In 1991, tensions were raised when a dispute broke out between two shopkeepers in Ely over council restrictions over what each shop could sell. Abdul Waheed, a Pakistani-born shopowner who had opened his store at 70 Wilson Road seven years earlier, was accused by some locals of trying to put a white shopkeeper, Carl Agius, who was of Maltese descent, out of business. Waheed had obtained a court injunction that banned the rival shop from selling bread and other food products at discounted prices. The pair had been involved in a long running dispute over the sale of certain products that had been ongoing for two years prior to the incident. Some local residents claimed the unrest was triggered by Waheed's alleged treatment of suspected shoplifters. However, both shopkeepers later denied their actions were the cause of the unrest.

==Riot==

On 31 August, Waheed's premises on Wilson Road were vandalised when bricks and stones were thrown at the store. Police officers were deployed to stand guard outside the shop after locals continually threatened the site. Local MP Rhodri Morgan travelled to the site in the early stages in an attempt to appease the situation. Morgan was nearly hit by eggs thrown by locals that instead hit a police inspector that he was in conversation with. Morgan later wrote in his autobiography that he had made a mistake by speaking to police first at the scene rather than locals, believing he had shown that he was siding with the authorities.

The store was targeted for two further nights as Waheed and an employee remained in the flat above. However, the pair left the house and fled to Birmingham when advised to leave the store by local police.

After the initial disturbances, youths from other areas of Cardiff and Barry began travelling to the site in order to join in the disruption. To combat the arrival of further rioters from outside the area, the police began turning non-locals away from the area in what was described as a "sterile-zone". Over the weekend of 1–2 September, estimates put the number of rioters at around 500, who threw stones, petrol bombs and fired air rifles at riot police. 22 arrests were made over the initial two days.

Police arrested 11 people on 3 September, including three over an incident where a car was driven at a line of police officers. During the operation, numerous police officers from the Vale of Glamorgan area were called in to assist, as well as officers from the wider South Wales region. In total, an estimated 175 officers were mobilised at the height of the disturbances. Cardiff police were equipped with full riot gear during the unrest, the first time in the force's history that the equipment had been used, and the force's helicopter was deployed.

==Aftermath==
The unrest in Ely was linked to similar disturbances in other parts of Britain. In the weeks around the Ely riots, there had been riots in Handsworth, Birmingham and on the Blackbird Leys Estate in Oxford, linked with social factors such as high rates of unemployment and "disaffected" youth. Conservative Home Secretary Kenneth Baker responded to the unrest by describing the perpetrators as "yobbos and hooligans". His response was heavily criticised by Labour Council leader Bob Morgan who retorted "pretty outrageous for a home secretary to talk in those terms. [...] He really should be concerned with the underlying causes of these matters."

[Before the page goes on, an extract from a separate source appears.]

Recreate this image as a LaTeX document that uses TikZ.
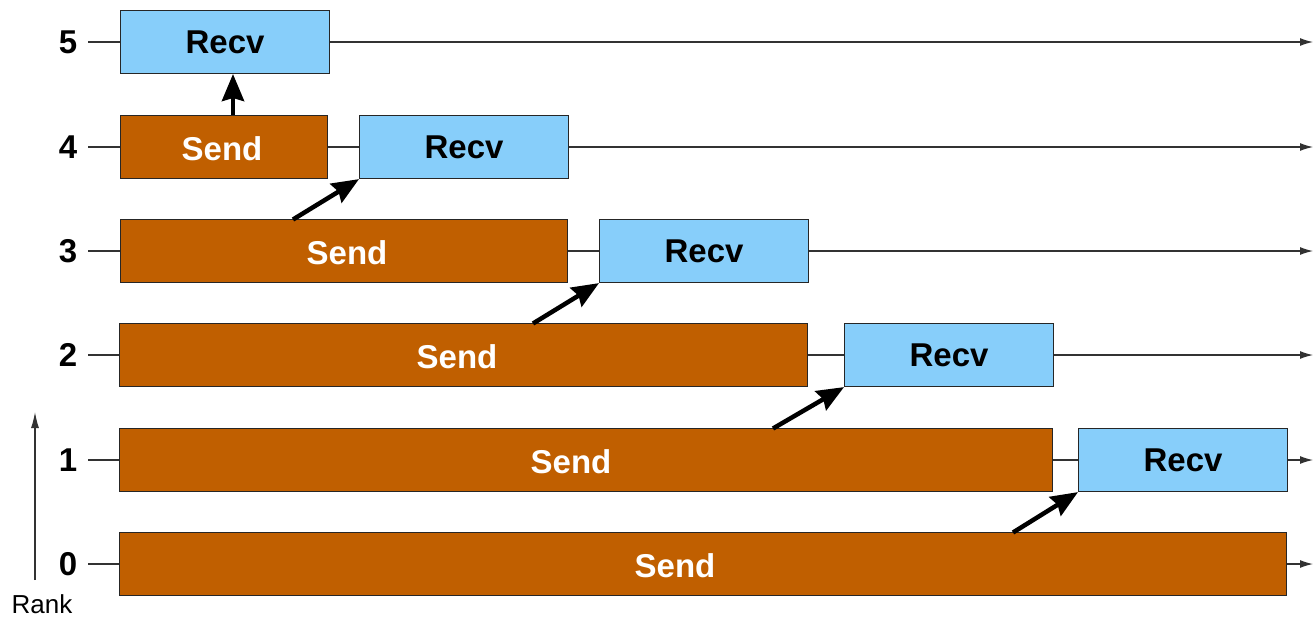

Morgan blamed the violence on the "build-up of this huge reservoir of disadvantaged youths, which not only can't find employment, but they have no real hope." His response was supported by Labour MP Rhodri Morgan, who also blamed the lack of employment and prospects in the area. Some newspapers claimed that the violence was racially motivated, but these comments were dismissed by local residents and Andrew May, assistant chief constable of South Wales Police, who commented "the local community has taken sides between the two shops and then a large group of younger men have turned their hostile intentions towards the police."

20 people were eventually jailed for various offences perpetrating from the riots, the longest being a 30-month sentence. Local residents have claimed that the riots have left the area "stigmatised". The two shops at the centre of the unrest have since been demolished.